Dynamic Design Education for the 21st Century: Innovative Assignments in UC's Top-Ranked College of Design, Architecture, Art, and Planning

Creative challenges are hallmarks of education within the University of Cincinnati’s

top-ranked

College of Design, Architecture, Art, and Planning (DAAP).

First-year assignments focus on helping students to individually and collectively see and think in new ways by means of unusual coursework. Later in their college careers, DAAP students are asked to put their growing creative skills to work in complex and demanding projects.

The latest example is an assignment just given to about 40 first-year fine arts students in which they were asked to design, create and wear “superhero costumes.”

The purpose of the assignment, according to Ryan Mulligan, assistant professor of art, is to translate a 2-D concept into a 3-D reality that also helps students to perhaps see themselves in a new way.

“The students are asked to relate the costume to themselves, whether it’s something they don’t like about themselves or a fear they have. Or, it can relate to an interest they have,” said Mulligan, adding that the unusual nature of the assignment provides students experience with a variety of materials and the effects that can be created with those materials.

Student Matt McDonald, 25, of Amelia, Ohio, said that he learned “how much we can do with so little.”

McDonald’s own impressive green monster costume was creatively contrived from chicken wire, inner tubes, painted garbage pages and bath mats. And though only in his first year at DAAP, he figures that seeing a green monster walking through the building must be unusual because of the look on the face of some architecture students when he walked up to them.

“The best part is also the reaction I’m getting, and art is supposed to elicit a response. When I walked up to some architecture students, they jumped up and screamed. The best part was the look on their faces,” he admitted.

Fine Art students dressed up in super hero costumes they created.

Amanda Bolton

Fellow student Amanda Bolton, 19, of Milford, Ohio, also liked the results of the project and “seeing what we can do” as well as “seeing the diversity of results from the same assignment.”

She created a costume related to her own fear of flying. It was a costume in which she would never be permitted to get on an airplane. She creatively used silver-painted duct tape and knives to create a threatening outfit seemingly made of metal.

It did make for some challenges, however.

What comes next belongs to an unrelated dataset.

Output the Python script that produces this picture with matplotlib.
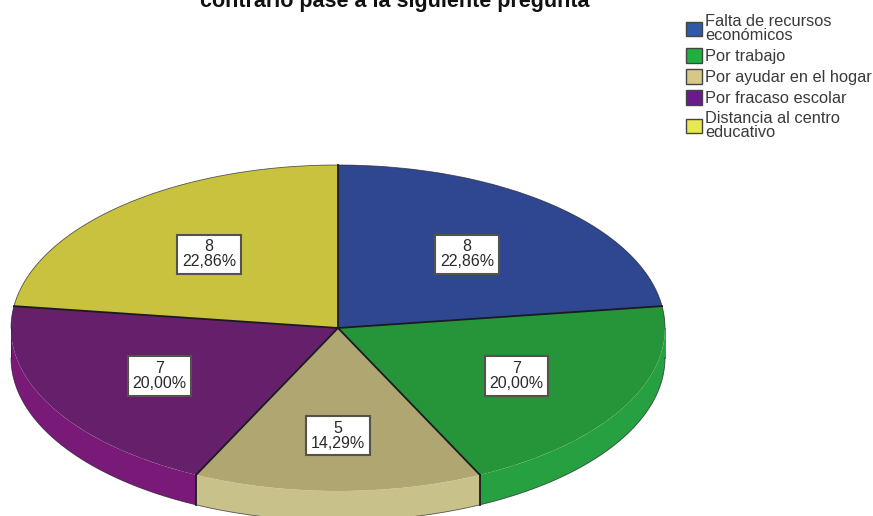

These included “walking with spikes on my feet” and “realizing how tight duct tape will make a costume.”




OTHER CREATIVE CHALLENGES PROVIDED TO STUDENTS

Other first-year students throughout DAAP’s programs are also provided opportunities to take on unusual challenges in order develop a creative design perspective. These include

  • The construction and then crossing of student-built bridges (Bridge Break) in order to learn lessons related to construction theory, weight ratios, tension, torque and more.

  • Creating “cents-ible” fashions out of thrift-store finds and then displaying the resulting apparel in a public fashion show.

  • Solar house: Advanced architecture and design students recently accepted the challenge to design and building a solar house (along with students from UC’s College of Engineering and College of Business). That house was exhibited in Washington, D.C., and is now back on campus where it will serve as a model for a planned project to build a new UC solar house in 2011.